Among this group was an enslaved man who would rise to prominence as one of the most prominent Sufi sheikhs in all of East Africa. Sheikh Ramiya was captured by slave traders and brought to the coast at an early age. Eventually he won his freedom, a little bit of land, and at the same time managed to get an Islamic education and receive the ijaza from a visiting sheikh of the Qadirriya.(The Qadirriya tariqa is a Sufi order introduced to East Africa by Said Umar al-Qulatairi who is buried in Zanzibar at Welezo) Under Ramiya's leadership the Qadirriya at Bagamoyo was tranformed into one of the most active and dynamic organizations fighting for the rights of Africans during the colonial period. Ramiya was acknowledged by both Arabs and Africans as the town's most knowledgeable sheikh and his fame spread due to his inclusive practices, such as permitting drums in the masjid and allowing women to perform the thikr (a ritual of God-remembrance that involved, for the Qadirriya, recitation of the names of Allah in a state of hyperventilation). Ramiya also became renowned for his generosity to his murids--providing them with emergency loans, housing, and work.

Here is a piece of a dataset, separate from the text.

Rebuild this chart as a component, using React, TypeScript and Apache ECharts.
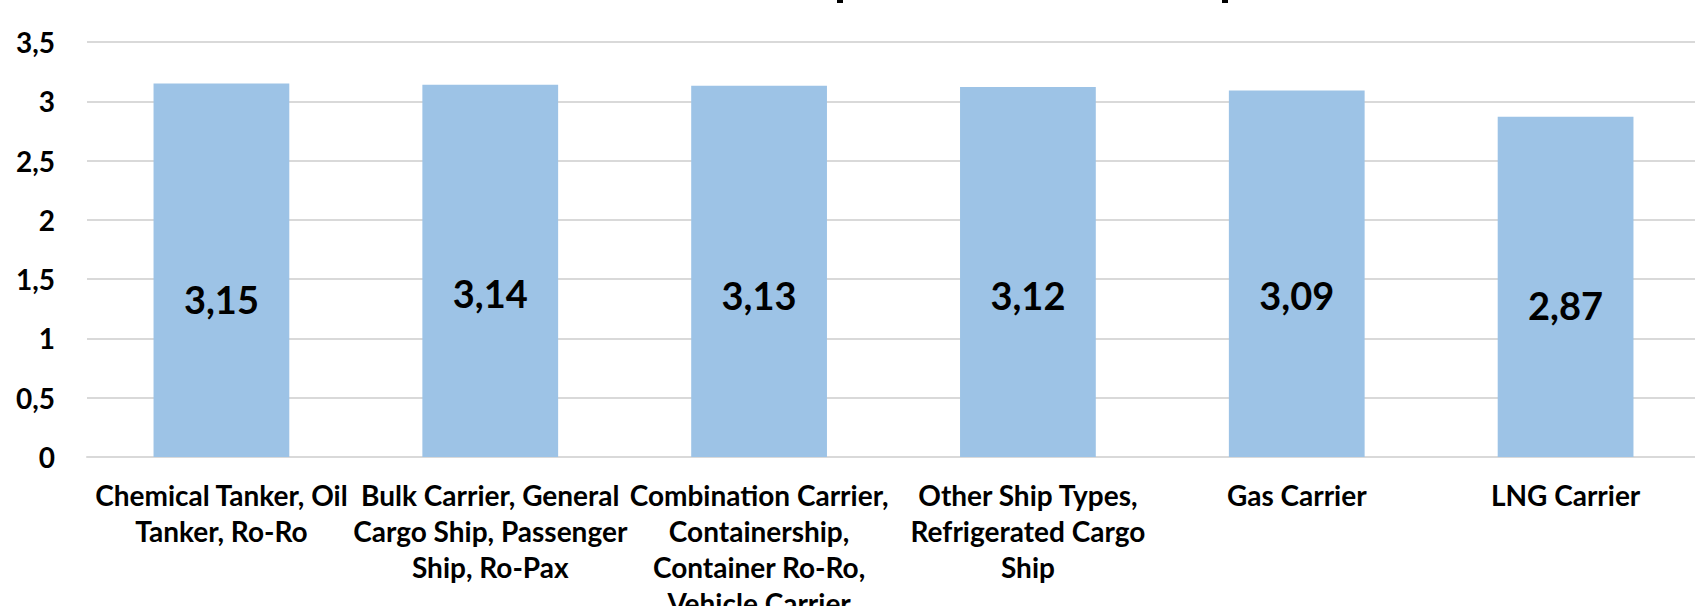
import React, { useEffect, useRef } from "react";
import * as echarts from "echarts";

const categories = [
  "Chemical Tanker, Oil Tanker, Ro-Ro",
  "Bulk Carrier, General Cargo Ship, Passenger Ship, Ro-Pax",
  "Combination Carrier, Containership, Container Ro-Ro, Vehicle Carrier",
  "Other Ship Types, Refrigerated Cargo Ship",
  "Gas Carrier",
  "LNG Carrier",
];
const categoryLabels = [
  "Chemical Tanker, Oil\nTanker, Ro-Ro",
  "Bulk Carrier, General\nCargo Ship, Passenger\nShip, Ro-Pax",
  "Combination Carrier,\nContainership,\nContainer Ro-Ro,\nVehicle Carrier",
  "Other Ship Types,\nRefrigerated Cargo\nShip",
  "Gas Carrier",
  "LNG Carrier",
];
const values = [3.15, 3.14, 3.13, 3.12, 3.09, 2.87];
const yTicks = { min: 0, max: 3.5, interval: 0.5 };

// label vertical nudges (style only)
const LABEL_DY = [29, 22, 24, 23, 21, 18];

const FONT = "Lato, 'Open Sans', sans-serif";

export default function App() {
  const ref = useRef<HTMLDivElement>(null);
  useEffect(() => {
    if (!ref.current) return;
    document.body.style.margin = "0";
    document.body.style.overflow = "hidden";
    const chart = echarts.init(ref.current, undefined, { renderer: "svg", width: 1695, height: 606 });
    const fmt = (v: number) => String(v).replace(".", ",");
    chart.setOption({
      animation: false,
      backgroundColor: "#ffffff",
      textStyle: { fontFamily: FONT },
      grid: {
        left: 87,
        top: 42,
        bottom: 149,
        right: -5,
        containLabel: false,
        outerBoundsMode: "none",
      },
      xAxis: {
        type: "category",
        data: categories,
        axisLine: { show: true, lineStyle: { color: "#d9d9d9", width: 2 } },
        axisTick: { show: false },
        axisLabel: {
          interval: 0,
          margin: 20,
          formatter: (_v: string, i: number) => categoryLabels[i],
          color: "#000",
          fontFamily: FONT,
          fontWeight: "bold",
          fontSize: 28,
          lineHeight: 36,
        },
      },
      yAxis: {
        type: "value",
        min: yTicks.min,
        max: yTicks.max,
        interval: yTicks.interval,
        axisLine: { show: false },
        axisTick: { show: false },
        splitLine: { lineStyle: { color: "#d9d9d9", width: 2 } },
        axisLabel: {
          margin: 32,
          formatter: (v: number) => fmt(v),
          color: "#000",
          fontFamily: FONT,
          fontWeight: "bold",
          fontSize: 28,
        },
      },
      series: [
        {
          type: "bar",
          data: values.map((v, i) => ({
            value: v,
            label: { offset: [0, LABEL_DY[i]] },
          })),
          barCategoryGap: "49.5%",
          itemStyle: { color: "#9dc3e6" },
          label: {
            show: true,
            position: "inside",
            formatter: (p: any) => fmt(p.value),
            color: "#000",
            fontFamily: FONT,
            fontWeight: "bold",
            fontSize: 38,
          },
        },
      ],
      graphic: [
        { type: "rect", shape: { x: 837, y: 0, width: 6, height: 3 }, style: { fill: "#000" } },
        { type: "rect", shape: { x: 1222, y: 0, width: 6, height: 3 }, style: { fill: "#000" } },
      ],
    });
    return () => chart.dispose();
  }, []);
  return (
    <div
      ref={ref}
      style={{ position: "absolute", left: 0, top: 0, width: 1695, height: 606, background: "#fff" }}
    />
  );
}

Yet Ramiya existed outside of the usual channels of Islamic power, which tended to agglomerate with the powerful Arabs who owned property and plantations around Bagamoyo. Therefore, he often ran into opposition for his theological stances and principled commitment to African advancement.
During the nationalist struggle, Ramiya's son Sheikh Muhammed Ramiya, continued his legacy, and the Qadirriya became the base for political organizing by the nationalist forces on a mass scale in Bagamoyo. It was the Sheikh who Julius Nyerere first approached for help in spreading TANU membership in Bagamoyo. And by all accounts the Qadirriya murids were some of the first and most enthusiastic participants in TANU's mass mobilization. My friend and colleage Dr. Zeinab Abdul-Magd made the helpful point of connecting the activities of the Qadirriya with other Sufi organizing on behalf of nationalist movements in North Africa (for example the Sanussiya in Libya). It seems that, much like the Black church in the Black Freedom Movement in America, the Sufi tariqas provided not only spiritual, but practical and financial support for African liberationist causes.
I took a day trip to Bagamoyo from Dar-es-Salaam and I was not disappointed. After a cramped hour-long bus ride, I was escorted around town and given a tour (in Swahili, I half-understood) of the town, which included a visit to the house of Sheikh Mjembe, who, if I am not mistaken, is the child of Sheikh Muhammed Ramiya's sister. After walking around the town until early afternoon, my guide Issa and I parted ways. He had to go to class, and I decided to undertake the seven kilometer walk (one way) to see the Kaole ruins. The walk to the ruins is very beautiful, along a dirt road that was filled with children coming home from school. You then pass through the village of Kaole (which is older than Bagamoyo itself and was once the principal harbor) before arriving at the ruins , which include several tombs of the sharifas, (Arabic ashraf), descendants of the prophet Muhammed. There is also two very old mosques, one from the 13th and the other from the 15th century.
On the way back, with the sun beginning to set, I passed a group of wazee sitting in front of a masjid, and they invited me inside to pray. I did, and then one of them, a Mr. Mrisho Salaaba Mbezi (yellow shirt in the pictures), took me to see three other sharifa tombs dating back to the 15th century. They are unmarked from the road and I would have not known of them but for his help. Mzee Mrisho took of his shoes, lit incense and squatted in front of the principal grave (the white one you see in the picture) and recited al-Fatiha and several other Suras. The names of the deceased are Sharif Abdul Hamani Mapanga, Sharif Abdul Hamani Hassani, and Sharif Abass Hassan, a.k.a. Sharif Ahmed Badawi.
Bagamoyo does not seem to suffer from the tourist overload plaguing Zanzibar, and overall seems more relaxed and prosperous. I wondered if this relative comfort is due to Bagamoyo's efforts on behalf of TANU and its subsequent reaping of rewards post-independence. Or perhaps its related to the fact that President Kikwete was born nearby. Whatever the case, Bagamoyo would be an interesting place to do more research, following up August Nimt'z pioneering work: Islam and Politics in East Africa: the Sufi Order in Tanzania, which despite its title, is primarily a study of Bagamoyo.